# need something "new" to listen to



## Youkai (Sep 11, 2010)

Well not "new" in the sence of new but something i don't know.

I have a rather unique taste in Music so I hardly ever get anything "new" ...
I think my music collection didn't grew more than 2 songs over the last ~4 years ...


I am not even certain about what sort of music i like because i have several different styles where i like a very few ammount of songs.

I mainly listen to Japanese Music but I intend to stock up my english or german songs.

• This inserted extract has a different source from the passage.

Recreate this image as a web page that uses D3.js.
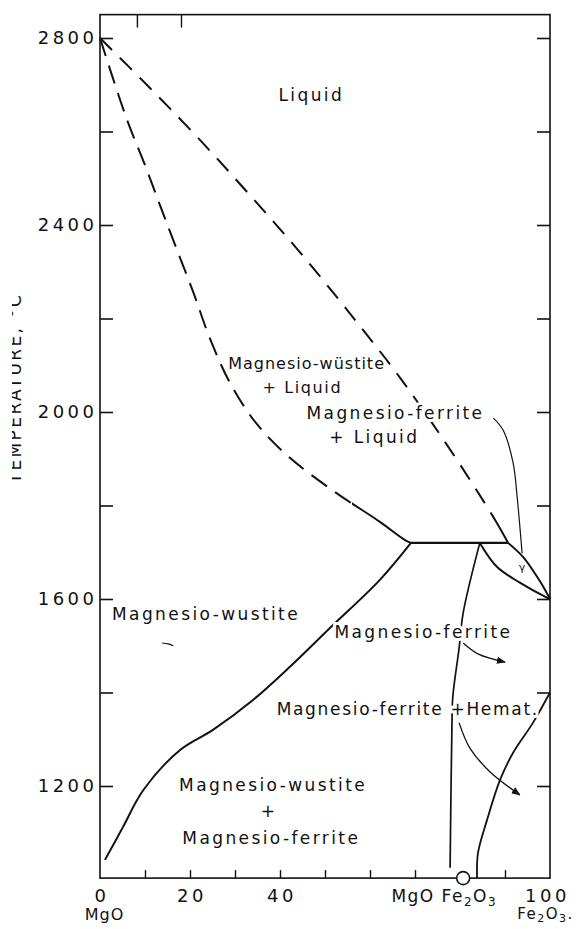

What I listen to in English are as example:

Flogging Molly - The Worst Day Since Yesterday (only song i like of this "band?")
DJ Bobo (barely everything)
The Sweet (barely everything)
Three Doors Down - Kryptonite (well I never listened to another song of this band so no clue if they might fit my taste)
Craig David - Walking Away (same as above)
Mr President - Coco Jumbo 
Groove Coverage - God is a Girl (extremely good ... love that "trance?" style)
Uncle Kracker - Follow Me
Hannah Montana (most ... oO *blush*) XD
Shaggy - Angel / It wasn't me (only songs i like)
Ozzy Osbourne - Dreamer ( .... .... XD)
Scatman John (all the few songs he made)
Barcode Brothers - SMS (never listened to others of them)
Tom Jones - Not Unusual (only one i know)
Beethoven - Rondo a Capriccio (well i listen to other beethoven / Brahms / ... as well ... i like classic music)
Akon - Lonely (only one i like)
Junior and Senior - Move your Feet (only one)
Europe - Final Countdown
Gorillaz - Clint Eastwood
Underdog Project - Summerjam (man that song was good ... )
Haddaway - What is love 
Nickelback - how do you remind me
Moby - Why does my heart
BECCA - I'm Alive / Alone (top !! do not know others yet)
Electric Light Orchestra - Twilight (great song ! i love it)
Sting - English Man in New York
Vangelis - Conquer of Paradise
Emilia - Big World
Fools Garden - Lemon Tree
Tatu - all the things she said (very good song)
Roanan Keating - Rollercoaster
Red hot Chilli Peppers - Californication ( do i have to say anything ? 
	

	
	
		
		

		
			





 )

----------



mep now i listed barely all my english songs oO 
i know thats not much (even thaught it might already be to much for a "short" example ...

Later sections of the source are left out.